[Start Data shown]
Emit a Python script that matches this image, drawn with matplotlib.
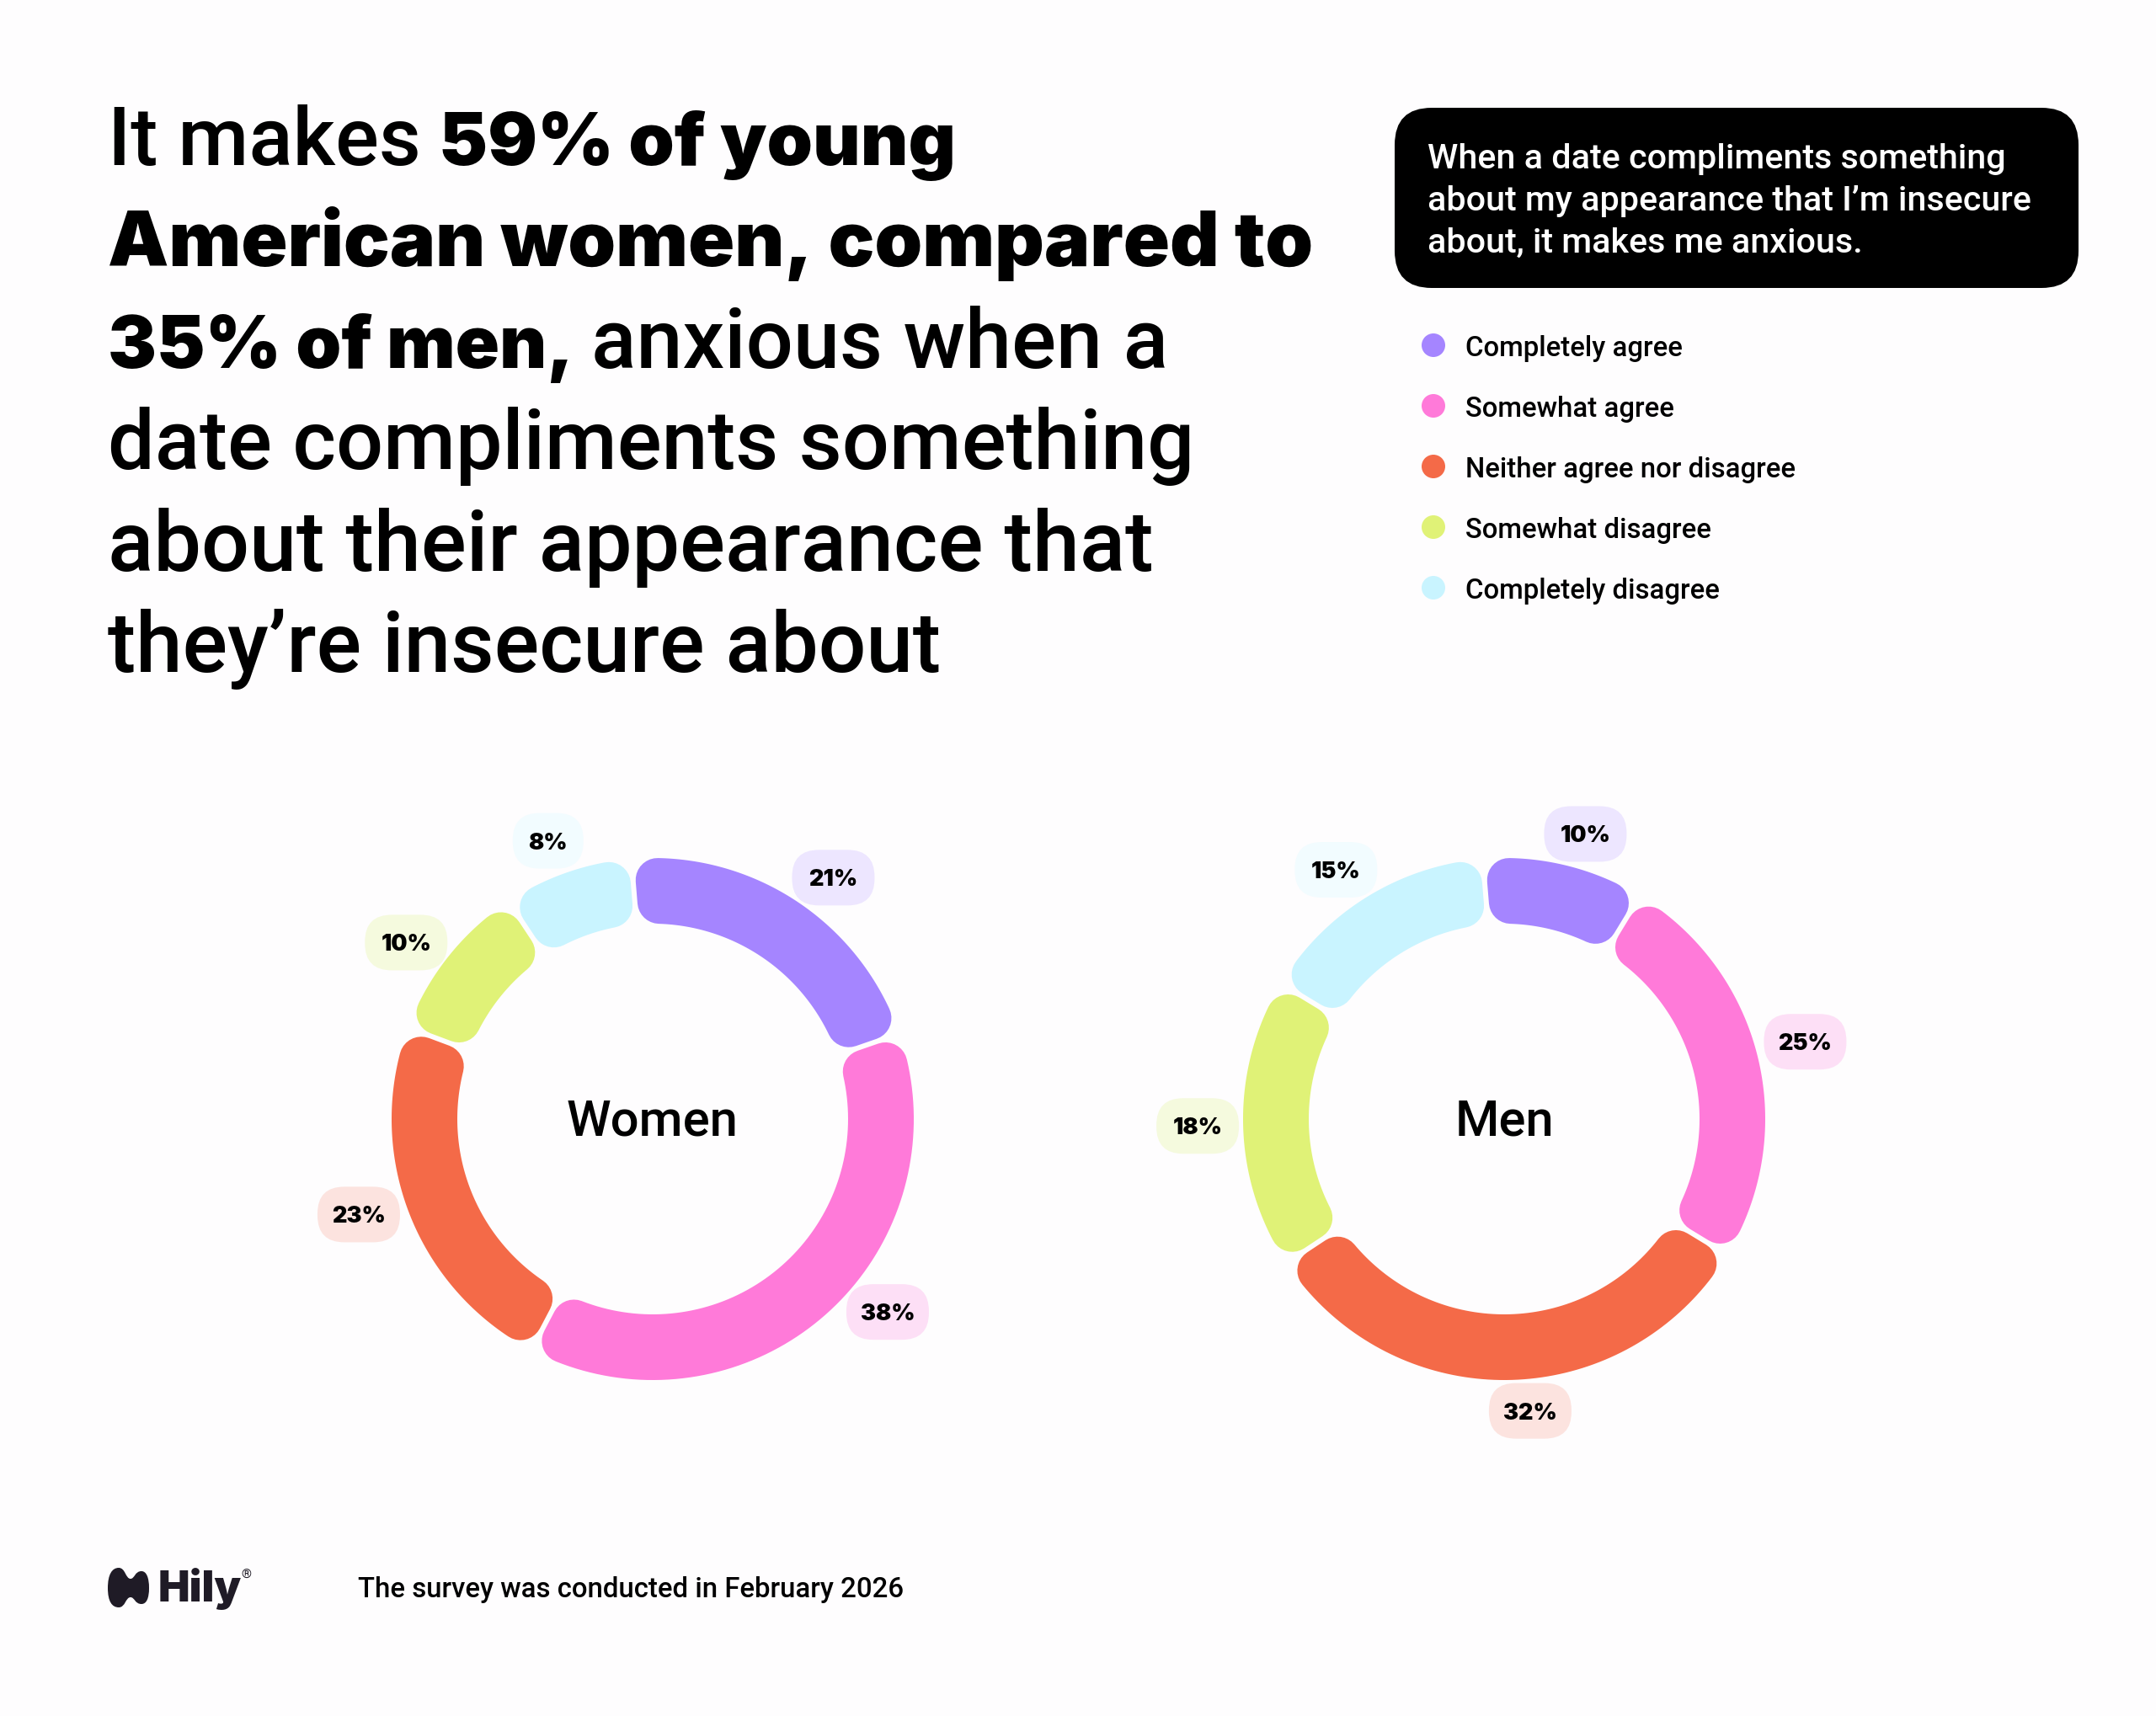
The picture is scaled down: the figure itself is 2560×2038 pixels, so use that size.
import matplotlib
matplotlib.use("Agg")
import matplotlib.pyplot as plt
from matplotlib.patches import Circle, FancyBboxPatch, PathPatch, Polygon
from matplotlib.path import Path
import numpy as np

categories = ["Completely agree", "Somewhat agree", "Neither agree nor disagree",
              "Somewhat disagree", "Completely disagree"]
women = [21, 38, 23, 10, 8]
men = [10, 25, 32, 18, 15]

colors = ["#A585FF", "#FF7AD9", "#F46A48", "#E0F277", "#C9F4FF"]
pill_colors = ["#EDE6FF", "#FDDFF6", "#FCE3DF", "#F5FADE", "#F2FCFF"]

headline = [
    [("It makes", False), ("59% of young", True)],
    [("American women, compared to", True)],
    [("35% of men,", True), ("anxious when a", False)],
    [("date compliments something", False)],
    [("about their appearance that", False)],
    [("they\u2019re insecure about", False)],
]
question = ["When a date compliments something",
            "about my appearance that I\u2019m insecure",
            "about, it makes me anxious."]
footnote = "The survey was conducted in February 2026"

BG = "#FEFDFE"
FONT = "Roboto"
HEAVY = "Inter"
START = -4.7
R_OUT, R_IN = 310, 232
CORNER = 26
GAP = 6

# the fonts here have no tracking control, so font size is tuned per headline line
bold_sizes = [62.8, 65.6, 62.3, 64, 64, 64]
regular_sizes = [69.5, 71, 71.2, 71, 72.4, 71.8]

# small nudges of the % pills, degrees off the slice middle and radius in px
women_pill_shift = [3.7, -9.9, 2.9, -2.9, -1.5]
women_pill_r = [358, 361, 367, 360, 353]
men_pill_shift = [2.6, -0.7, -4, -0.2, -2.3]
men_pill_r = [352, 369, 348, 364, 357]


def polar(cx, cy, r, deg):
    a = np.radians(deg)
    return cx + r * np.sin(a), cy - r * np.cos(a)


def draw_segment(ax, cx, cy, a0, a1, color):
    # inset sector with a fat round-joined edge gives the rounded corners
    r_o = R_OUT - CORNER
    r_i = R_IN + CORNER
    d_o = np.degrees(np.arcsin((CORNER + GAP / 2) / r_o))
    d_i = np.degrees(np.arcsin((CORNER + GAP / 2) / r_i))
    t_o = np.linspace(a0 + d_o, a1 - d_o, 80)
    t_i = np.linspace(a1 - d_i, a0 + d_i, 80)
    xo, yo = polar(cx, cy, r_o, t_o)
    xi, yi = polar(cx, cy, r_i, t_i)
    pts = np.column_stack([np.r_[xo, xi], np.r_[yo, yi]])
    lw = 2 * CORNER * 72 / ax.figure.dpi
    ax.add_patch(Polygon(pts, closed=True, fc=color, ec=color, lw=lw, joinstyle="round"))


def draw_donut(ax, cx, cy, values, name, shifts, radii):
    angle = START
    for i, v in enumerate(values):
        span = v / sum(values) * 360
        draw_segment(ax, cx, cy, angle, angle + span, colors[i])
        px, py = polar(cx, cy, radii[i], angle + span / 2 + shifts[i])
        w = 98 if v >= 10 else 84
        h = 66
        ax.add_patch(FancyBboxPatch((px - w / 2 + 32, py - h / 2 + 32), w - 64, h - 64,
                                    boxstyle="round,pad=32,rounding_size=32",
                                    fc=pill_colors[i], ec="none"))
        ax.text(px, py, f"{v}%", ha="center", va="center_baseline", fontsize=19.5,
                family=HEAVY, weight=900, color="black")
        angle += span
    ax.text(cx, cy - 3, name, ha="center", va="center_baseline", fontsize=43,
            family=FONT, weight=500, color="black")


def draw_runs(ax, x, y, runs, bold_size, regular_size):
    renderer = ax.figure.canvas.get_renderer()
    for text, bold in runs:
        if bold:
            t = ax.text(x, y, text, fontsize=bold_size, family=HEAVY, weight=900, color="black",
                        va="baseline", ha="left")
        else:
            t = ax.text(x, y, text, fontsize=regular_size, family=FONT, weight=500, color="black",
                        va="baseline", ha="left")
        x += t.get_window_extent(renderer).width + 21


def draw_logo(ax):
    verts = [(128, 1886), (128, 1870), (133, 1862), (141, 1862), (149, 1862), (149, 1875), (155, 1875),
             (160, 1875), (160, 1866), (168, 1866), (174, 1866), (177, 1874), (177, 1886),
             (177, 1898), (174, 1905), (168, 1905), (160, 1905), (160, 1897), (155, 1897),
             (149, 1897), (149, 1909), (141, 1909), (133, 1909), (128, 1902), (128, 1886)]
    codes = [Path.MOVETO] + [Path.CURVE4] * 24
    ax.add_patch(PathPatch(Path(verts, codes), fc="#1F1B26", ec="none"))
    ax.text(188, 1902, "Hily", fontsize=36, family=HEAVY, weight=900, color="#1F1B26", va="baseline")
    ax.text(292, 1871, "\u00ae", fontsize=11, family=FONT, color="#1F1B26", va="center", ha="center")


def main():
    fig = plt.figure(figsize=(25.6, 20.38), dpi=100, facecolor=BG)
    ax = fig.add_axes([0, 0, 1, 1])
    ax.set_xlim(0, 2560)
    ax.set_ylim(2038, 0)
    ax.axis("off")

    for i, runs in enumerate(headline):
        draw_runs(ax, 128, 196 + i * 120.4, runs, bold_sizes[i], regular_sizes[i])

    ax.add_patch(FancyBboxPatch((1656 + 44, 128 + 44), 812 - 88, 214 - 88,
                                boxstyle="round,pad=44,rounding_size=44", fc="black", ec="none"))
    for i, line in enumerate(question):
        ax.text(1695, 200 + i * 50, line, fontsize=29.7, family=FONT, weight=500, color="white", va="baseline")

    for i, cat in enumerate(categories):
        y = 410 + i * 72
        ax.add_patch(Circle((1702, y), 14, fc=colors[i], ec="none"))
        ax.text(1740, y, cat, fontsize=23.7, family=FONT, weight=500, color="black", va="center_baseline")

    draw_donut(ax, 775, 1329, women, "Women", women_pill_shift, women_pill_r)
    draw_donut(ax, 1786, 1329, men, "Men", men_pill_shift, men_pill_r)

    draw_logo(ax)
    ax.text(425, 1897, footnote, fontsize=23.7, family=FONT, weight=500, color="black", va="baseline")

    fig.savefig("out.png", dpi=100, facecolor=BG)


if __name__ == "__main__":
    main()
[End Data shown]
Leaving out the pictures, repeat the data above exactly.

Emit a Python script that matches this image, drawn with matplotlib.
The picture is scaled down: the figure itself is 2560×2038 pixels, so use that size.
import matplotlib
matplotlib.use("Agg")
import matplotlib.pyplot as plt
from matplotlib.patches import Circle, FancyBboxPatch, PathPatch, Polygon
from matplotlib.path import Path
import numpy as np

categories = ["Completely agree", "Somewhat agree", "Neither agree nor disagree",
              "Somewhat disagree", "Completely disagree"]
women = [21, 38, 23, 10, 8]
men = [10, 25, 32, 18, 15]

colors = ["#A585FF", "#FF7AD9", "#F46A48", "#E0F277", "#C9F4FF"]
pill_colors = ["#EDE6FF", "#FDDFF6", "#FCE3DF", "#F5FADE", "#F2FCFF"]

headline = [
    [("It makes", False), ("59% of young", True)],
    [("American women, compared to", True)],
    [("35% of men,", True), ("anxious when a", False)],
    [("date compliments something", False)],
    [("about their appearance that", False)],
    [("they\u2019re insecure about", False)],
]
question = ["When a date compliments something",
            "about my appearance that I\u2019m insecure",
            "about, it makes me anxious."]
footnote = "The survey was conducted in February 2026"

BG = "#FEFDFE"
FONT = "Roboto"
HEAVY = "Inter"
START = -4.7
R_OUT, R_IN = 310, 232
CORNER = 26
GAP = 6

# the fonts here have no tracking control, so font size is tuned per headline line
bold_sizes = [62.8, 65.6, 62.3, 64, 64, 64]
regular_sizes = [69.5, 71, 71.2, 71, 72.4, 71.8]

# small nudges of the % pills, degrees off the slice middle and radius in px
women_pill_shift = [3.7, -9.9, 2.9, -2.9, -1.5]
women_pill_r = [358, 361, 367, 360, 353]
men_pill_shift = [2.6, -0.7, -4, -0.2, -2.3]
men_pill_r = [352, 369, 348, 364, 357]


def polar(cx, cy, r, deg):
    a = np.radians(deg)
    return cx + r * np.sin(a), cy - r * np.cos(a)


def draw_segment(ax, cx, cy, a0, a1, color):
    # inset sector with a fat round-joined edge gives the rounded corners
    r_o = R_OUT - CORNER
    r_i = R_IN + CORNER
    d_o = np.degrees(np.arcsin((CORNER + GAP / 2) / r_o))
    d_i = np.degrees(np.arcsin((CORNER + GAP / 2) / r_i))
    t_o = np.linspace(a0 + d_o, a1 - d_o, 80)
    t_i = np.linspace(a1 - d_i, a0 + d_i, 80)
    xo, yo = polar(cx, cy, r_o, t_o)
    xi, yi = polar(cx, cy, r_i, t_i)
    pts = np.column_stack([np.r_[xo, xi], np.r_[yo, yi]])
    lw = 2 * CORNER * 72 / ax.figure.dpi
    ax.add_patch(Polygon(pts, closed=True, fc=color, ec=color, lw=lw, joinstyle="round"))


def draw_donut(ax, cx, cy, values, name, shifts, radii):
    angle = START
    for i, v in enumerate(values):
        span = v / sum(values) * 360
        draw_segment(ax, cx, cy, angle, angle + span, colors[i])
        px, py = polar(cx, cy, radii[i], angle + span / 2 + shifts[i])
        w = 98 if v >= 10 else 84
        h = 66
        ax.add_patch(FancyBboxPatch((px - w / 2 + 32, py - h / 2 + 32), w - 64, h - 64,
                                    boxstyle="round,pad=32,rounding_size=32",
                                    fc=pill_colors[i], ec="none"))
        ax.text(px, py, f"{v}%", ha="center", va="center_baseline", fontsize=19.5,
                family=HEAVY, weight=900, color="black")
        angle += span
    ax.text(cx, cy - 3, name, ha="center", va="center_baseline", fontsize=43,
            family=FONT, weight=500, color="black")


def draw_runs(ax, x, y, runs, bold_size, regular_size):
    renderer = ax.figure.canvas.get_renderer()
    for text, bold in runs:
        if bold:
            t = ax.text(x, y, text, fontsize=bold_size, family=HEAVY, weight=900, color="black",
                        va="baseline", ha="left")
        else:
            t = ax.text(x, y, text, fontsize=regular_size, family=FONT, weight=500, color="black",
                        va="baseline", ha="left")
        x += t.get_window_extent(renderer).width + 21


def draw_logo(ax):
    verts = [(128, 1886), (128, 1870), (133, 1862), (141, 1862), (149, 1862), (149, 1875), (155, 1875),
             (160, 1875), (160, 1866), (168, 1866), (174, 1866), (177, 1874), (177, 1886),
             (177, 1898), (174, 1905), (168, 1905), (160, 1905), (160, 1897), (155, 1897),
             (149, 1897), (149, 1909), (141, 1909), (133, 1909), (128, 1902), (128, 1886)]
    codes = [Path.MOVETO] + [Path.CURVE4] * 24
    ax.add_patch(PathPatch(Path(verts, codes), fc="#1F1B26", ec="none"))
    ax.text(188, 1902, "Hily", fontsize=36, family=HEAVY, weight=900, color="#1F1B26", va="baseline")
    ax.text(292, 1871, "\u00ae", fontsize=11, family=FONT, color="#1F1B26", va="center", ha="center")


def main():
    fig = plt.figure(figsize=(25.6, 20.38), dpi=100, facecolor=BG)
    ax = fig.add_axes([0, 0, 1, 1])
    ax.set_xlim(0, 2560)
    ax.set_ylim(2038, 0)
    ax.axis("off")

    for i, runs in enumerate(headline):
        draw_runs(ax, 128, 196 + i * 120.4, runs, bold_sizes[i], regular_sizes[i])

    ax.add_patch(FancyBboxPatch((1656 + 44, 128 + 44), 812 - 88, 214 - 88,
                                boxstyle="round,pad=44,rounding_size=44", fc="black", ec="none"))
    for i, line in enumerate(question):
        ax.text(1695, 200 + i * 50, line, fontsize=29.7, family=FONT, weight=500, color="white", va="baseline")

    for i, cat in enumerate(categories):
        y = 410 + i * 72
        ax.add_patch(Circle((1702, y), 14, fc=colors[i], ec="none"))
        ax.text(1740, y, cat, fontsize=23.7, family=FONT, weight=500, color="black", va="center_baseline")

    draw_donut(ax, 775, 1329, women, "Women", women_pill_shift, women_pill_r)
    draw_donut(ax, 1786, 1329, men, "Men", men_pill_shift, men_pill_r)

    draw_logo(ax)
    ax.text(425, 1897, footnote, fontsize=23.7, family=FONT, weight=500, color="black", va="baseline")

    fig.savefig("out.png", dpi=100, facecolor=BG)


if __name__ == "__main__":
    main()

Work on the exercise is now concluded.